The second half of the book is thus devoted to promoting and describing ‘complementary’ money systems. He describes their history, and successes (noting that those becoming too successful in the 1930s were outlawed under pressure from the banks), and is hopeful of the development of a global network of local systems, with the potential to eventually replace national money. He describes his vision of this global network of local systems, replacing official national money systems. He proposes that a standard of value based on a basket of commonly traded commodities should be adopted as the basis for valuing currencies, much as Bernard Lietaer has proposed for the basis for an international currency.

I applaud this promotion of alternatives, and recognize their value in the event of the breakdown of the official money system, as happened a few years ago in Argentina, for example, and is a distinct possibility in the near future in many parts of the world. However, barring such breakdown, the debts created by the official system cannot be ‘serviced’, or taxes paid, with any alternative money.

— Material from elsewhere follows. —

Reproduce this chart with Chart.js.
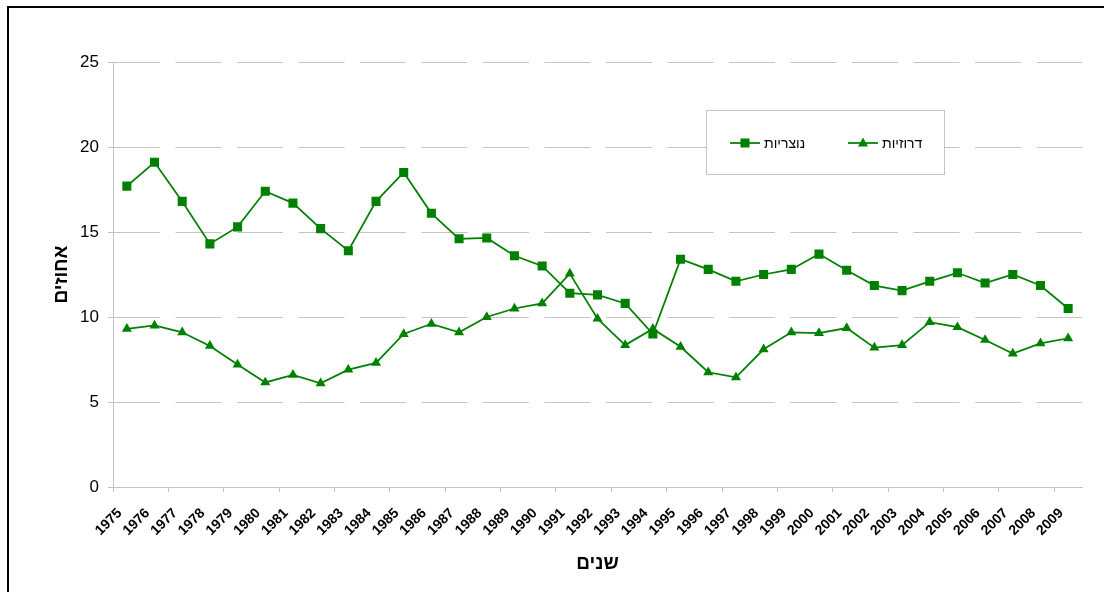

He concludes from the historical record that ‘Money needs to be depoliticized, and the time has come for the separation of money and state to be accomplished.’ He argues that legal tender laws should be repealed, to place national monies on a par with local alternative currencies. He describes the historical competition between rival bank-notes, and between coins of differing origin, and argues that this could become the norm in the future, assisted by internet and computer technology.
What is clear is that radical change in the money system is urgent. Tom hopes not to alienate money reformers who hope to change the national money systems by his offering of alternatives. I share that hope. Alternative currencies may become a ‘lifeline’, wherever the official system collapses.

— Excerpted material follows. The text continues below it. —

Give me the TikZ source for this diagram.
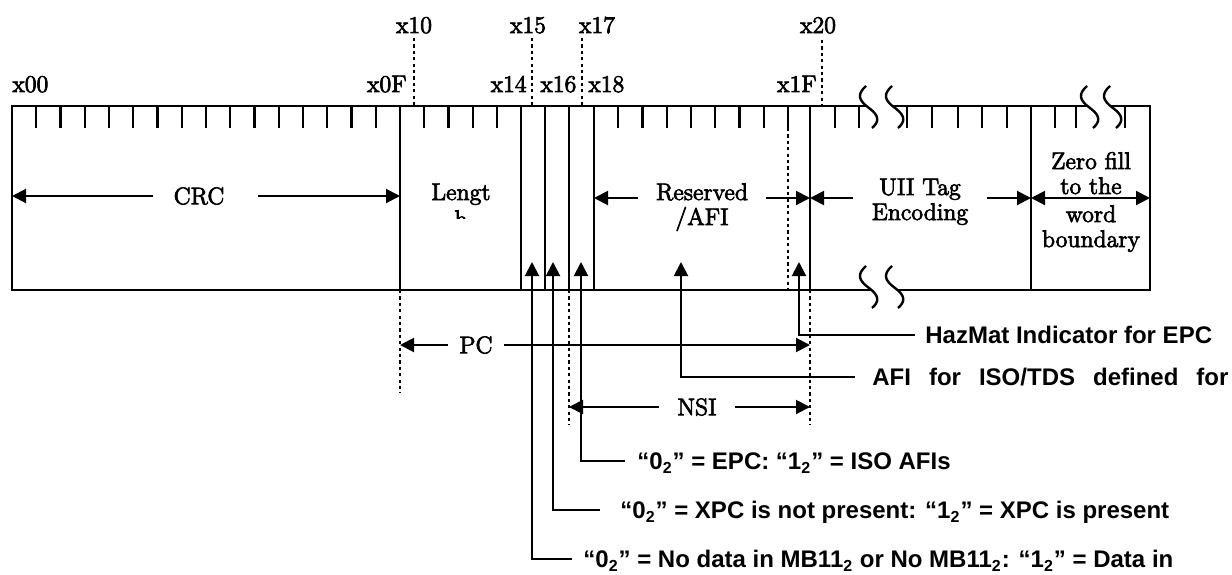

My view is that the better and simpler option is reform of the official systems; these are better understood and preferred by most people as long as they work tolerably well, as is demonstrated by the decline of alternatives when the crises which encouraged them subsided.

It is true that the political problems of overcoming the bankers’ power are immense, but the potential of alternative media, notably the internet, give hope of developing popular pressure enough to achieve this. The number of sites advocating reform (including my own) is growing fast, as is the number of viewers of them. (The problem of achieving Tom’s aim of getting legal tender laws abolished is no less severe.)

I have one serious problem with his thesis:
He accepts ‘that the debts of central government will never be repaid’, without questioning the reality of these ‘debts’. He views all money as necessarily existing in the form of repayable ‘credit’. This is necessarily so in LETSystems and similar ‘complementary’ currencies, and the systems he advocates for the future, but was never so with commodity money, and need not be so with fiat money issued by governments. National money can and should be simply a continuously circulating medium of exchange.

Tom writes that ‘ There should be no monopoly of credit, no central authority with exclusive power to issue money, and no forced circulation of any currency.’ Though he devotes a section on ‘A Confusion of Language’, noting the anachronisms of such words as deposit, reserve, redemption, and credit, he fails to distinguish clearly between ‘credit’ and ‘money’ – something which is a common cause of confusion of thought on the subject: the bank-created money in circulation is commonly called ‘credit’ (Tom refers to it alternatively as ‘credit money’), though it actually performs simply as money, leaving the borrower with the outstanding, interest-bearing debt.

Precious metal and other commodity currencies created and spent into circulation by governments continue to circulate as a medium of exchange (i.e. money), without having a debt created to chase them for repayment. The problem with them is that the quantity available is not easily matched to society’s needs. This was eased by the introduction banknotes redeemable in them, but while they remained not ‘legal tender’, problems remained, which Tom describes. However, he sees the demand that government should create and spend the money into circulation as a failure “to recognize the insidious nature of elite power’, correctly recognizing that the present monopolization of credit (money)is a fundamental cause of our severe problems, but failing to recognize that that power, of the private banking system, stems from its ownership of the debt-repayment obligations, and the interest burden it imposes on the rest of society, including the governments. Money created and spent by the State gives the initial benefit of its issue to society, and since there is no debt-repayment obligation, no power over its use in circulation.

Thus his conclusion, that ‘the time has come for the separation of money and state to be accomplished’, and so for legal tender laws to be rescinded, I believe to be mistaken. The issue and, when needed, withdrawal from circulation of the official national money should be in the hands of a State body, responsible for maintaining the optimum total value of money in circulation, but independent of the Government, just as is the judiciary – and as is proposed by James Robertson and the American Monetary Institute, among others. The money created should be granted to the government to be spent into circulation for the benefit of society; and this system would remove the power of the banks over the governments, freeing them to act in the interests of the people who elect them. There is then no reason to outlaw alternative currencies, to operate alongside the official ones, though in my view, given an official currency reformed as above, there would be little demand for them.